Era uma pessoa morta, cheia de lama, deu para ver o pé passando junto com os troncos
Renato Alves

Ele e os amigos foram às áreas mais afetadas e começaram a cavar com as próprias mãos, em busca de vítimas.

Não esperava uma coisa dessas, é um paraíso transformado em um caos. Está todo mundo chorando desesperado, chorando procurando algum ente querido. Sei que eu precisava ajudar quem estava precisando

"Tiramos 11 corpos, só uma com vida." Segundo afirma, há casas completamente destruídas onde estavam hospedadas cerca de 25 pessoas.

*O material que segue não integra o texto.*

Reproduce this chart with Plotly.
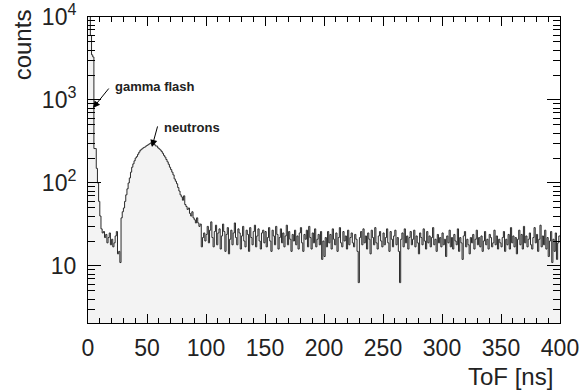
import math
import plotly.graph_objects as go

# ---- data (1 ns bins, 0..400 ns) ----
bin_width = 1
x_min, x_max = 0, 400

counts_head = [
    12000, 15000, 6000, 3500, 3300, 260, 260, 150, 100, 60,
    40, 28, 25, 26, 22, 24, 19, 22, 25, 18,
    21, 17, 19, 23, 26, 14, 15, 11, 38, 45,
    50, 60, 72, 85, 100, 115, 135, 155, 170, 185,
    200, 208, 222, 235, 248, 255, 262, 268, 272, 280,
    285, 292, 298, 305, 285, 300, 290, 280, 278, 265,
    258, 250, 240, 228, 215, 205, 192, 180, 168, 155,
    145, 135, 125, 112, 105, 98, 88, 80, 72, 68,
    62, 70, 55, 52, 48, 50, 43, 40, 45, 38,
    36, 33, 38, 33, 30, 32, 17, 22, 25, 20,
]
counts_tail = [
    24, 30, 19, 27, 34, 22, 17, 26, 31, 18, 25, 28, 16, 23, 32, 26, 15, 24, 29, 14, 21, 27, 18, 25, 33,
    22, 18, 28, 25, 16, 23, 30, 20, 17, 27, 24, 15, 29, 22, 18, 26, 31, 17, 23, 28, 20, 16, 25, 27, 19,
    26, 17, 22, 29, 20, 15, 27, 23, 18, 30, 24, 16, 22, 28, 19, 25, 17, 23, 31, 18, 26, 21, 15, 24, 20,
    27, 18, 23, 16, 25, 29, 19, 15, 24, 21, 27, 17, 30, 22, 16, 25, 19, 28, 17, 21, 24, 18, 26, 12, 20,
    13, 22, 17, 26, 19, 24, 16, 28, 21, 18, 25, 15, 22, 29, 19, 17, 26, 20, 23, 16, 27, 18, 22, 25, 19,
    17, 24, 21, 15, 6.3, 22, 26, 18, 28, 19, 23, 16, 25, 21, 14, 27, 22, 18, 29, 19, 16, 23, 26, 20, 17,
    25, 18, 22, 28, 19, 15, 26, 21, 17, 23, 27, 18, 22, 15, 6.3, 21, 25, 17, 28, 19, 23, 16, 22, 26, 18,
    21, 27, 17, 23, 19, 14, 25, 22, 18, 28, 20, 16, 26, 19, 23, 17, 22, 29, 18, 21, 15, 24, 19, 22, 17,
    25, 18, 21, 13, 23, 19, 27, 17, 22, 16, 24, 20, 18, 28, 15, 22, 19, 12, 23, 26, 17, 21, 18, 14, 22,
    19, 24, 16, 21, 27, 18, 22, 17, 23, 15, 20, 26, 18, 21, 16, 24, 22, 17, 19, 27, 18, 23, 16, 21, 19,
    17, 22, 26, 15, 21, 18, 24, 16, 29, 19, 23, 17, 22, 14, 21, 27, 18, 24, 16, 30, 19, 23, 17, 21, 25,
    18, 16, 22, 29, 19, 24, 15, 21, 31, 17, 23, 18, 27, 16, 22, 13, 20, 26, 11, 21, 15, 25, 12, 19, 23,
]
counts = counts_head + counts_tail
assert len(counts) == 400

x_tick_vals = [0, 50, 100, 150, 200, 250, 300, 350, 400]
y_tick_vals = [10, 100, 1000, 10000]
y_tick_text = ["10", "10<sup>2</sup>", "10<sup>3</sup>", "10<sup>4</sup>"]

gamma_tip = (4.2, 800)
neutron_tip = (54.2, 272)

# ---- build step histogram ----
edges = [x_min + i * bin_width for i in range(len(counts) + 1)]
xs = edges[:-1] + [edges[-1]]
ys = counts + [counts[-1]]

fig = go.Figure()
fig.add_trace(go.Scatter(
    x=xs, y=ys, mode="lines", line_shape="hv",
    line=dict(color="#2a2a2a", width=1),
    fill="tozeroy", fillcolor="#f3f3f3",
    hoverinfo="skip", showlegend=False,
))

font_family = "Liberation Sans, Arial, Helvetica, sans-serif"
minor_y = [m * 10 ** d for d in range(0, 4) for m in range(2, 10)]

fig.update_layout(
    width=584, height=391,
    margin=dict(l=88, r=24, t=17, b=68, autoexpand=False),
    paper_bgcolor="white", plot_bgcolor="white",
    font=dict(family=font_family, color="black"),
    xaxis=dict(
        range=[x_min, x_max], tickvals=x_tick_vals, automargin=False,
        ticks="inside", ticklen=9, tickcolor="black", tickwidth=1,
        minor=dict(dtick=10, ticks="inside", ticklen=5, tickcolor="black", showgrid=False),
        showline=True, linecolor="black", linewidth=1, mirror="allticks",
        showgrid=False, zeroline=False,
        tickfont=dict(size=23, family=font_family, color="#222"),
        ticklabelstandoff=4,
    ),
    yaxis=dict(
        type="log", range=[0.313, 4.0], automargin=False,
        tickvals=y_tick_vals, ticktext=y_tick_text,
        ticks="inside", ticklen=13, tickcolor="black", tickwidth=1,
        minor=dict(tickvals=minor_y, ticks="inside", ticklen=7, tickcolor="black", showgrid=False),
        showline=True, linecolor="black", linewidth=1, mirror="allticks",
        showgrid=False, zeroline=False,
        tickfont=dict(size=23, family=font_family, color="#222"),
        ticklabelstandoff=6,
    ),
)

annotations = [
    dict(x=gamma_tip[0], y=math.log10(gamma_tip[1]), xref="x", yref="y",
         text="", showarrow=True, ax=17, ay=-21,
         arrowhead=2, arrowsize=1.4, arrowwidth=1, arrowcolor="black"),
    dict(x=21.2, y=math.log10(1436), xref="x", yref="y",
         text="<b>gamma flash</b>", showarrow=False, xanchor="left", yanchor="middle",
         font=dict(size=13, family=font_family, color="#222")),
    dict(x=neutron_tip[0], y=math.log10(neutron_tip[1]), xref="x", yref="y",
         text="", showarrow=True, ax=6, ay=-22,
         arrowhead=2, arrowsize=1.4, arrowwidth=1, arrowcolor="black"),
    dict(x=62.7, y=math.log10(460), xref="x", yref="y",
         text="<b>neutrons</b>", showarrow=False, xanchor="left", yanchor="middle",
         font=dict(size=13, family=font_family, color="#222")),
    dict(x=-0.14, y=1.033, xref="paper", yref="paper", text="counts",
         textangle=-90, showarrow=False, xanchor="center", yanchor="top",
         font=dict(size=24, family=font_family, color="#222")),
    dict(x=0.989, y=-0.176, xref="paper", yref="paper", text="ToF [ns]",
         showarrow=False, xanchor="right", yanchor="middle",
         font=dict(size=24, family=font_family, color="#222")),
]
fig.update_layout(annotations=annotations)

fig.write_html(
    "out.html",
    config={"displayModeBar": False},
    post_script="document.body.style.margin='0';document.body.style.overflow='hidden';",
)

"Tem muita gente desaparecida, tinha muita gente que não mora aqui, que alugou para passar o Carnaval."

Na noite de domingo, Alves se abrigou em uma escola na região, a Henrique Tavares de Jesus, onde estão pessoas desalojadas.

"No segundo dia [de buscas], tiramos o corpo de uma menina de 18 anos. Já fazia um cheiro muito forte na região. A imagem da menina ali me chocou e eu preferi não participar mais das buscas."

Não tinha nenhum material, voltamos com pés feridos, mãos feridas, cavando com a mão mesmo
Renato Alves

Tragédia - AMANDA PEROBELLI/REUTERS - AMANDA PEROBELLI/REUTERS
21.fev.23 - Tragédia em São Sebastião deixou dezenas de mortos e desaparecidos
Imagem: AMANDA PEROBELLI/REUTERS

Sem comida, sem trabalho

O vendedor de açaí diz que um amigo dele, morador antigo da região, não resistiu ao deslizamento e há outros conhecidos que seguem desaparecidos. Ela também contabiliza as perdas materiais.

A casa de Alves não desabou, mas vários eletrodomésticos ficaram destruídos.

Ele voltou para a casa onde mora — porque a escola está lotada de desabrigados, segundo conta —, mas tem medo de que uma nova chuva a jogue abaixo.

A região está praticamente ilhada — a chegada à Vila Sahy só é possível por meio de barco ou helicóptero, afirma. O som das aeronaves é constante. "É barulho de helicóptero o dia todo, a madrugada toda."

"Estamos sem trabalho, não tem como ganhar dinheiro, não tem lugar para comprar mantimentos. Um pacote de arroz estava 20 reais." Ele tem acesso apenas à água mineral arrecadada em doações.

"Não tem um pingo de água [nas torneiras], não tomei banho, só lavo nas pernas com água mineral porque a água está toda contaminada, não tem saneamento."